GIVEN MATERIAL.
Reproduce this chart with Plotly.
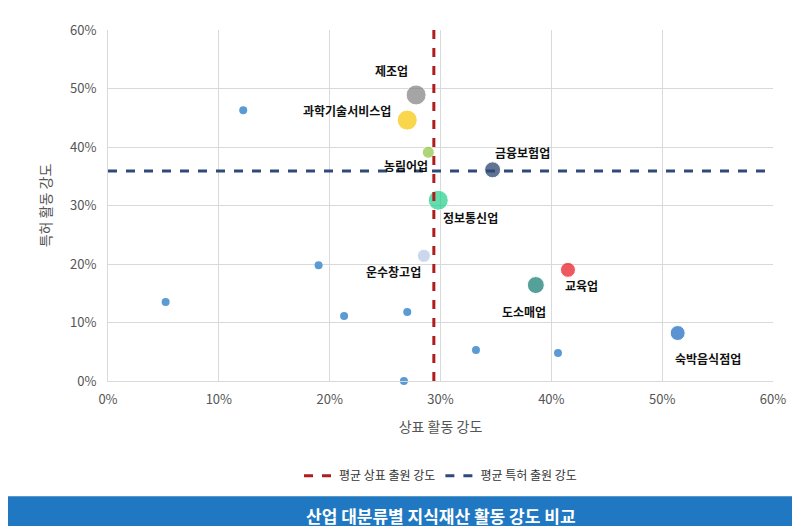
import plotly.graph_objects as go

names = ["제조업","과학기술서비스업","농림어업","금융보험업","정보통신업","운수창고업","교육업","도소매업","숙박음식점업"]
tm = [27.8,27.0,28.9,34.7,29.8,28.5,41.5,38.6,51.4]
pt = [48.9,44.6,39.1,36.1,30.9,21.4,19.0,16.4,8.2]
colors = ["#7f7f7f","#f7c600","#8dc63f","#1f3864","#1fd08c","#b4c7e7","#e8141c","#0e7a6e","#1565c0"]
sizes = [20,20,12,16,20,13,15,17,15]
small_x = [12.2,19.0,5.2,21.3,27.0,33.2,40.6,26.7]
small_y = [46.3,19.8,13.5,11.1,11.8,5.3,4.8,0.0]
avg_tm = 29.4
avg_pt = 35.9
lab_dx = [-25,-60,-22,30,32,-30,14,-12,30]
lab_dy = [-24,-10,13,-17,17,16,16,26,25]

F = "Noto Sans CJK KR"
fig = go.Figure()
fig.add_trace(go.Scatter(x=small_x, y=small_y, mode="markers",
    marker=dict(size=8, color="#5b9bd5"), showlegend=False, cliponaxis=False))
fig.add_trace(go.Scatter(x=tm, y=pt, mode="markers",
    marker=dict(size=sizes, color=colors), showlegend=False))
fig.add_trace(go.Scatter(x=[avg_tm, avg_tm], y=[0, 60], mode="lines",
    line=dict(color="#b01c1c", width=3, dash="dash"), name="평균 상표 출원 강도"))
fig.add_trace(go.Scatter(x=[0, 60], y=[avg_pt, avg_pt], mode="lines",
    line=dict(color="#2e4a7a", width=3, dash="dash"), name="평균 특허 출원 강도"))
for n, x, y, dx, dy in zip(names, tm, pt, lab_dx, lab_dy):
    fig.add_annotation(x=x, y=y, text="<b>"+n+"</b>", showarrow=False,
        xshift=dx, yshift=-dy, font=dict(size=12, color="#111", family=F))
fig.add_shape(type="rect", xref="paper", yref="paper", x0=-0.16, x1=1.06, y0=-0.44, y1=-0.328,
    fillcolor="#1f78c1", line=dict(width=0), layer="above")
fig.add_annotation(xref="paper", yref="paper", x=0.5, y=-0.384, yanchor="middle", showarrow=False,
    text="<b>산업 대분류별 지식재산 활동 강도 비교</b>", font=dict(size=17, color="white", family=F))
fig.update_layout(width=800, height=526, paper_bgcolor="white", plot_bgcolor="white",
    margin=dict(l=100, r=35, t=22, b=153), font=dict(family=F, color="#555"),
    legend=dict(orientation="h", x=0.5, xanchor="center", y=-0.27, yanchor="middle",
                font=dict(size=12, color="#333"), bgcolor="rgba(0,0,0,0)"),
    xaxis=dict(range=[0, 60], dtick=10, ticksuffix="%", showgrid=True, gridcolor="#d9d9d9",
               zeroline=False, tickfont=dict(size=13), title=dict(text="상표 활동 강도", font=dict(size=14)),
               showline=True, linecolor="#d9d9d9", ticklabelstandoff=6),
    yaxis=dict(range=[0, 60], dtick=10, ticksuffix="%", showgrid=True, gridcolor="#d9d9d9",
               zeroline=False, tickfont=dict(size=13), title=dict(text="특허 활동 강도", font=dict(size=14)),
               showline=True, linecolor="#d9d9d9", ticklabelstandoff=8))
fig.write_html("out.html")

CHALLENGE.
Using the material above, set down every line exactly, but skip the pictures.

ANSWER TO THIS PROBLEM.
Reproduce this chart with Plotly.
import plotly.graph_objects as go

names = ["제조업","과학기술서비스업","농림어업","금융보험업","정보통신업","운수창고업","교육업","도소매업","숙박음식점업"]
tm = [27.8,27.0,28.9,34.7,29.8,28.5,41.5,38.6,51.4]
pt = [48.9,44.6,39.1,36.1,30.9,21.4,19.0,16.4,8.2]
colors = ["#7f7f7f","#f7c600","#8dc63f","#1f3864","#1fd08c","#b4c7e7","#e8141c","#0e7a6e","#1565c0"]
sizes = [20,20,12,16,20,13,15,17,15]
small_x = [12.2,19.0,5.2,21.3,27.0,33.2,40.6,26.7]
small_y = [46.3,19.8,13.5,11.1,11.8,5.3,4.8,0.0]
avg_tm = 29.4
avg_pt = 35.9
lab_dx = [-25,-60,-22,30,32,-30,14,-12,30]
lab_dy = [-24,-10,13,-17,17,16,16,26,25]

F = "Noto Sans CJK KR"
fig = go.Figure()
fig.add_trace(go.Scatter(x=small_x, y=small_y, mode="markers",
    marker=dict(size=8, color="#5b9bd5"), showlegend=False, cliponaxis=False))
fig.add_trace(go.Scatter(x=tm, y=pt, mode="markers",
    marker=dict(size=sizes, color=colors), showlegend=False))
fig.add_trace(go.Scatter(x=[avg_tm, avg_tm], y=[0, 60], mode="lines",
    line=dict(color="#b01c1c", width=3, dash="dash"), name="평균 상표 출원 강도"))
fig.add_trace(go.Scatter(x=[0, 60], y=[avg_pt, avg_pt], mode="lines",
    line=dict(color="#2e4a7a", width=3, dash="dash"), name="평균 특허 출원 강도"))
for n, x, y, dx, dy in zip(names, tm, pt, lab_dx, lab_dy):
    fig.add_annotation(x=x, y=y, text="<b>"+n+"</b>", showarrow=False,
        xshift=dx, yshift=-dy, font=dict(size=12, color="#111", family=F))
fig.add_shape(type="rect", xref="paper", yref="paper", x0=-0.16, x1=1.06, y0=-0.44, y1=-0.328,
    fillcolor="#1f78c1", line=dict(width=0), layer="above")
fig.add_annotation(xref="paper", yref="paper", x=0.5, y=-0.384, yanchor="middle", showarrow=False,
    text="<b>산업 대분류별 지식재산 활동 강도 비교</b>", font=dict(size=17, color="white", family=F))
fig.update_layout(width=800, height=526, paper_bgcolor="white", plot_bgcolor="white",
    margin=dict(l=100, r=35, t=22, b=153), font=dict(family=F, color="#555"),
    legend=dict(orientation="h", x=0.5, xanchor="center", y=-0.27, yanchor="middle",
                font=dict(size=12, color="#333"), bgcolor="rgba(0,0,0,0)"),
    xaxis=dict(range=[0, 60], dtick=10, ticksuffix="%", showgrid=True, gridcolor="#d9d9d9",
               zeroline=False, tickfont=dict(size=13), title=dict(text="상표 활동 강도", font=dict(size=14)),
               showline=True, linecolor="#d9d9d9", ticklabelstandoff=6),
    yaxis=dict(range=[0, 60], dtick=10, ticksuffix="%", showgrid=True, gridcolor="#d9d9d9",
               zeroline=False, tickfont=dict(size=13), title=dict(text="특허 활동 강도", font=dict(size=14)),
               showline=True, linecolor="#d9d9d9", ticklabelstandoff=8))
fig.write_html("out.html")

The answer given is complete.